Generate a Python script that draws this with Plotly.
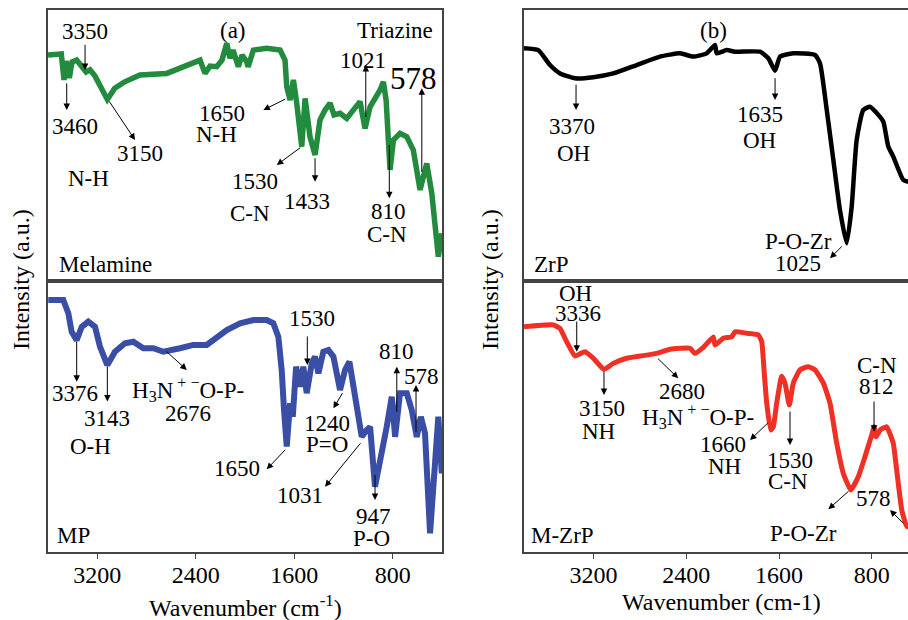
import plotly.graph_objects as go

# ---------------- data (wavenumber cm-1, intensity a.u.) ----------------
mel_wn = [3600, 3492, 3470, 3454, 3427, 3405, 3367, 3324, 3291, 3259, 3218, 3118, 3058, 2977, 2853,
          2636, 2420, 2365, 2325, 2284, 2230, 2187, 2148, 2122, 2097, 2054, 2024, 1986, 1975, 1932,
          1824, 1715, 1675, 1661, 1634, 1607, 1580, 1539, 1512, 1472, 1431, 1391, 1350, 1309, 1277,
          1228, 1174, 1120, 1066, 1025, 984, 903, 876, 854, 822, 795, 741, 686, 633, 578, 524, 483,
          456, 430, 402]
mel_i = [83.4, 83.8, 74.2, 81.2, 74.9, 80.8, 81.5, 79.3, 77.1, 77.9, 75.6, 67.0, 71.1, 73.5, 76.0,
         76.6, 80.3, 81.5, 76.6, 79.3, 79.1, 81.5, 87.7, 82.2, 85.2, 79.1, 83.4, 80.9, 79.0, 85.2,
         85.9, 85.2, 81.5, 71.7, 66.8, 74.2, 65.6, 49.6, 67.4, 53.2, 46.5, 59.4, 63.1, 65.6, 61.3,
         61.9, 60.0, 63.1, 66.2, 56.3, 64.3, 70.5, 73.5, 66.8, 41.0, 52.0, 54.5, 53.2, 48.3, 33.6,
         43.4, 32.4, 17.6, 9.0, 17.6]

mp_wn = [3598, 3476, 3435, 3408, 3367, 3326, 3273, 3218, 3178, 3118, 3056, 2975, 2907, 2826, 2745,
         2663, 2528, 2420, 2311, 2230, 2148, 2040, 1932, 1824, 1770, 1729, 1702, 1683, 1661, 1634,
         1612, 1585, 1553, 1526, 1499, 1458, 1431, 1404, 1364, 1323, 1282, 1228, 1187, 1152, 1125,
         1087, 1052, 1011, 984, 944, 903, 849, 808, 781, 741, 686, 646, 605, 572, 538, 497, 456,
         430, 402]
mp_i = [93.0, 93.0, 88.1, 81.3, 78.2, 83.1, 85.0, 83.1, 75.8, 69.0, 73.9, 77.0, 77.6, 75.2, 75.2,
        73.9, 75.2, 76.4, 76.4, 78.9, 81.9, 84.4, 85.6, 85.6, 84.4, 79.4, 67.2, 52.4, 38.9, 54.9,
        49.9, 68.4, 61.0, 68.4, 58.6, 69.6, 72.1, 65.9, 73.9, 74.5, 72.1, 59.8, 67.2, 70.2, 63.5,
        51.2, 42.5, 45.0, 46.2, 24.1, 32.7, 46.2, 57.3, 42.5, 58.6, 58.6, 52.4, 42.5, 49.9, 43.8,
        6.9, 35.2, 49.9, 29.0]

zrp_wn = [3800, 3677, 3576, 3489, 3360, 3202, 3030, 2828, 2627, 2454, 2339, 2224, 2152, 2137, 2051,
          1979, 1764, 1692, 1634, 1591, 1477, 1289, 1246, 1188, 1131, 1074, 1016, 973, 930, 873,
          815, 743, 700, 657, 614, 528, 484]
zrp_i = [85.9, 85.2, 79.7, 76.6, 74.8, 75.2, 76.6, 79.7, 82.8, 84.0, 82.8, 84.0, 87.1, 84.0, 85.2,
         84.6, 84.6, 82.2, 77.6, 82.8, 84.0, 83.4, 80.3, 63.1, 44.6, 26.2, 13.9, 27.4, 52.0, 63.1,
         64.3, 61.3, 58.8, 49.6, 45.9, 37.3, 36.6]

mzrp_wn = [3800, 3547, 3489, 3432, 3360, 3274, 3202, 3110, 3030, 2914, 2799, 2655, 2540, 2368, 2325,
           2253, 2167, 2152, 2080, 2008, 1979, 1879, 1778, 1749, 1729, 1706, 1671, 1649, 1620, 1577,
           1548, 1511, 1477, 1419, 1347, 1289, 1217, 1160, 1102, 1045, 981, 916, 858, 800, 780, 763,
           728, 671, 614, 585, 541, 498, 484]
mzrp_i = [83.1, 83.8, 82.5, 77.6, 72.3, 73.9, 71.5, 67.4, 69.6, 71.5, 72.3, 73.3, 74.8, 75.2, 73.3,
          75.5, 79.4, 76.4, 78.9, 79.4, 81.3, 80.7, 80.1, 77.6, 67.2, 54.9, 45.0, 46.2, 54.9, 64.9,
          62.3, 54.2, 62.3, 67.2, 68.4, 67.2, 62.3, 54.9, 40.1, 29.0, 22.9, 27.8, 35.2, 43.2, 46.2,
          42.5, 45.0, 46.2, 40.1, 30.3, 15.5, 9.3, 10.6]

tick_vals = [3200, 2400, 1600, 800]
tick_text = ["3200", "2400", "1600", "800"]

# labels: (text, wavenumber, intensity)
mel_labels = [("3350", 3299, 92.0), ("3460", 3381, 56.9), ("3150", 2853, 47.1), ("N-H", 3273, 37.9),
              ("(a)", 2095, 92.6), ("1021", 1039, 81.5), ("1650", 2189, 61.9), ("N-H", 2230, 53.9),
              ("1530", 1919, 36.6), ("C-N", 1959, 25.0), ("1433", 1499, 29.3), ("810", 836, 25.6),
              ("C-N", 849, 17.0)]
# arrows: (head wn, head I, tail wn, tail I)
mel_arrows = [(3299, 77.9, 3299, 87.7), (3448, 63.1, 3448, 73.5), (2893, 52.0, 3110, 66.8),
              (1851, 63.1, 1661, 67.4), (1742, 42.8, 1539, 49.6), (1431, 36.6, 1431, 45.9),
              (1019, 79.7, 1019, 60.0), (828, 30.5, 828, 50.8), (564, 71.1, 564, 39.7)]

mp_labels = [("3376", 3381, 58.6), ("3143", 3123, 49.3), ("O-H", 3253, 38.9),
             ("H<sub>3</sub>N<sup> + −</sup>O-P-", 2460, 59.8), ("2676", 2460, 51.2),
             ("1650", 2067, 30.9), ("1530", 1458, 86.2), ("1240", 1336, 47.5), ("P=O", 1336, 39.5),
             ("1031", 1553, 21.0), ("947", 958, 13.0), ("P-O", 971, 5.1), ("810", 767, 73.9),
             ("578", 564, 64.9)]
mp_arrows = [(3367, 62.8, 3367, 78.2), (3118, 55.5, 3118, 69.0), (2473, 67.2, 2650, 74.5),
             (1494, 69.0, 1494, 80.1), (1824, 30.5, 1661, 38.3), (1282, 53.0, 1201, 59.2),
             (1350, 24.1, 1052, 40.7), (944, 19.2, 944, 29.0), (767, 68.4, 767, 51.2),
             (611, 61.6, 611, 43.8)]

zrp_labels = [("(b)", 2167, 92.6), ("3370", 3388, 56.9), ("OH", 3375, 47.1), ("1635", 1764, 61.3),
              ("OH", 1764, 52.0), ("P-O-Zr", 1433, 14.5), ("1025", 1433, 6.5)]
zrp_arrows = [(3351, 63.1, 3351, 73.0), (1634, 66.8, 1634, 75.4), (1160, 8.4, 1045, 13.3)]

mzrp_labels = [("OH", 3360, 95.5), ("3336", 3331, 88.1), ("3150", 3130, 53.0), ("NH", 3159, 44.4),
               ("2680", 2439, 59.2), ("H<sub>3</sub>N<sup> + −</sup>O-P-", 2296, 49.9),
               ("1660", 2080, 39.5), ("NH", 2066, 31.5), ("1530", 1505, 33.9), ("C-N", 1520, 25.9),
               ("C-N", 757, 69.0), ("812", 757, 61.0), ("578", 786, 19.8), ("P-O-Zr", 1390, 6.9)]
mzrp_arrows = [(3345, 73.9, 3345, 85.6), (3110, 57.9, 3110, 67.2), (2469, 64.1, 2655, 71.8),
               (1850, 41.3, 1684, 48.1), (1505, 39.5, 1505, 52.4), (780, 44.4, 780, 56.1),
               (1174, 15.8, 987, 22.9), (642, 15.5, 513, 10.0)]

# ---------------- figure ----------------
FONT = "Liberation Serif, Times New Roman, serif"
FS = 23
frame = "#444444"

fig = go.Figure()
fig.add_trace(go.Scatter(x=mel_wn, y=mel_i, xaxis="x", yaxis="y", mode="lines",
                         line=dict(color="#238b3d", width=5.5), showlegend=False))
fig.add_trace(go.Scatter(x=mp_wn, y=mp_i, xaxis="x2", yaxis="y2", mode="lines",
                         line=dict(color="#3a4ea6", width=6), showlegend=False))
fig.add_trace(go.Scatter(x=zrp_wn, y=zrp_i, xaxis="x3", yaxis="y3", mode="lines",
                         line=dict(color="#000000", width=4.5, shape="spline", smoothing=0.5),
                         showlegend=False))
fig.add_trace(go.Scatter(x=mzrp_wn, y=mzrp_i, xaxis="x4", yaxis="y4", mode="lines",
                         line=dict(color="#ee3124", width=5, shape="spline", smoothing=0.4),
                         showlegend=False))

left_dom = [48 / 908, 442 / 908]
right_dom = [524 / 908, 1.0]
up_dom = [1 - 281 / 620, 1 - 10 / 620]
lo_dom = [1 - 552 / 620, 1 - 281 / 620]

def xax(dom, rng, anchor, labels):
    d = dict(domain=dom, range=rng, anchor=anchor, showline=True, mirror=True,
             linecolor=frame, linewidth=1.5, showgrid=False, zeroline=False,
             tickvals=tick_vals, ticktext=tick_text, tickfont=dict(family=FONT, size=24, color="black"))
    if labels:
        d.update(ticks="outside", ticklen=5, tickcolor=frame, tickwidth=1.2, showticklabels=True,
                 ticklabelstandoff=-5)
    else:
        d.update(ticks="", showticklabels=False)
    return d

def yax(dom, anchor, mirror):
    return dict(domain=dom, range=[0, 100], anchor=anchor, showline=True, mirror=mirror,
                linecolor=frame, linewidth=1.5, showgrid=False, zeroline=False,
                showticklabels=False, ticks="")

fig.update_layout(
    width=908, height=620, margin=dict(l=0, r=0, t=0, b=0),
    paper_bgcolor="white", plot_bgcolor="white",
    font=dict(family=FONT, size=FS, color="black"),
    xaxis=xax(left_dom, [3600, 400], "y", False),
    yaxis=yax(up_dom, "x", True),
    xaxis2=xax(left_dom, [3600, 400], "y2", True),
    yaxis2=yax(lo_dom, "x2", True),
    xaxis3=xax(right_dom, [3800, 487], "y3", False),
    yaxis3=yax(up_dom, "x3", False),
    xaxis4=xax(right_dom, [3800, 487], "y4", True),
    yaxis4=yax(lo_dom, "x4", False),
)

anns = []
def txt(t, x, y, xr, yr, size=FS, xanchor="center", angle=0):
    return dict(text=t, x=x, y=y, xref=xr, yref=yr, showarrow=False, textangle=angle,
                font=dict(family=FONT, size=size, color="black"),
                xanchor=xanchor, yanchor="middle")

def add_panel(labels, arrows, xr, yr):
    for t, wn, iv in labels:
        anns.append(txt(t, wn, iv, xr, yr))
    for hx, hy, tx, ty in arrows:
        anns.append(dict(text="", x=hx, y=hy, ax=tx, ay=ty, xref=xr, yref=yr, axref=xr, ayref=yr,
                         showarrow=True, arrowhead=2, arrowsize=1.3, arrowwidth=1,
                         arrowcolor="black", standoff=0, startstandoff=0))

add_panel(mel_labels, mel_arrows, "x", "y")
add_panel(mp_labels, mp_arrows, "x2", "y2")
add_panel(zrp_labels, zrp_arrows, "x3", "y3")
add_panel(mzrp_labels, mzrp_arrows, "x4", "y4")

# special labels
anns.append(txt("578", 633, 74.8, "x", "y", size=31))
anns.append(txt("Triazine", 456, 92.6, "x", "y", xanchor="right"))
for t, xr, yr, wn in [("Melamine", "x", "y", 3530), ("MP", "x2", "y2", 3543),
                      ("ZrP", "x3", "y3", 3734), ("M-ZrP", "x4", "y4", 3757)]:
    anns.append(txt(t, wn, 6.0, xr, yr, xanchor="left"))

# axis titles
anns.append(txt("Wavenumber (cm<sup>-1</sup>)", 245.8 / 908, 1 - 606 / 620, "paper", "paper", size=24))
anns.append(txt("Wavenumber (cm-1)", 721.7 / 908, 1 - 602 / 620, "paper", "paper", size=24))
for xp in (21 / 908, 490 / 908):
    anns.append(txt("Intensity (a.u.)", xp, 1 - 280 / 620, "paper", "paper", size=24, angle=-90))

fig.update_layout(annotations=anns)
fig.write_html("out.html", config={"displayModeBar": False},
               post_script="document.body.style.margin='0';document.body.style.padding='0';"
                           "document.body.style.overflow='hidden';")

» **Exercise goal**
From the first line above down to the line with "6.9, 35.2, 49.9, 29.0]", reproduce every line and no others, omitting pictures.

» **Written response**
Generate a Python script that draws this with Plotly.
import plotly.graph_objects as go

# ---------------- data (wavenumber cm-1, intensity a.u.) ----------------
mel_wn = [3600, 3492, 3470, 3454, 3427, 3405, 3367, 3324, 3291, 3259, 3218, 3118, 3058, 2977, 2853,
          2636, 2420, 2365, 2325, 2284, 2230, 2187, 2148, 2122, 2097, 2054, 2024, 1986, 1975, 1932,
          1824, 1715, 1675, 1661, 1634, 1607, 1580, 1539, 1512, 1472, 1431, 1391, 1350, 1309, 1277,
          1228, 1174, 1120, 1066, 1025, 984, 903, 876, 854, 822, 795, 741, 686, 633, 578, 524, 483,
          456, 430, 402]
mel_i = [83.4, 83.8, 74.2, 81.2, 74.9, 80.8, 81.5, 79.3, 77.1, 77.9, 75.6, 67.0, 71.1, 73.5, 76.0,
         76.6, 80.3, 81.5, 76.6, 79.3, 79.1, 81.5, 87.7, 82.2, 85.2, 79.1, 83.4, 80.9, 79.0, 85.2,
         85.9, 85.2, 81.5, 71.7, 66.8, 74.2, 65.6, 49.6, 67.4, 53.2, 46.5, 59.4, 63.1, 65.6, 61.3,
         61.9, 60.0, 63.1, 66.2, 56.3, 64.3, 70.5, 73.5, 66.8, 41.0, 52.0, 54.5, 53.2, 48.3, 33.6,
         43.4, 32.4, 17.6, 9.0, 17.6]

mp_wn = [3598, 3476, 3435, 3408, 3367, 3326, 3273, 3218, 3178, 3118, 3056, 2975, 2907, 2826, 2745,
         2663, 2528, 2420, 2311, 2230, 2148, 2040, 1932, 1824, 1770, 1729, 1702, 1683, 1661, 1634,
         1612, 1585, 1553, 1526, 1499, 1458, 1431, 1404, 1364, 1323, 1282, 1228, 1187, 1152, 1125,
         1087, 1052, 1011, 984, 944, 903, 849, 808, 781, 741, 686, 646, 605, 572, 538, 497, 456,
         430, 402]
mp_i = [93.0, 93.0, 88.1, 81.3, 78.2, 83.1, 85.0, 83.1, 75.8, 69.0, 73.9, 77.0, 77.6, 75.2, 75.2,
        73.9, 75.2, 76.4, 76.4, 78.9, 81.9, 84.4, 85.6, 85.6, 84.4, 79.4, 67.2, 52.4, 38.9, 54.9,
        49.9, 68.4, 61.0, 68.4, 58.6, 69.6, 72.1, 65.9, 73.9, 74.5, 72.1, 59.8, 67.2, 70.2, 63.5,
        51.2, 42.5, 45.0, 46.2, 24.1, 32.7, 46.2, 57.3, 42.5, 58.6, 58.6, 52.4, 42.5, 49.9, 43.8,
        6.9, 35.2, 49.9, 29.0]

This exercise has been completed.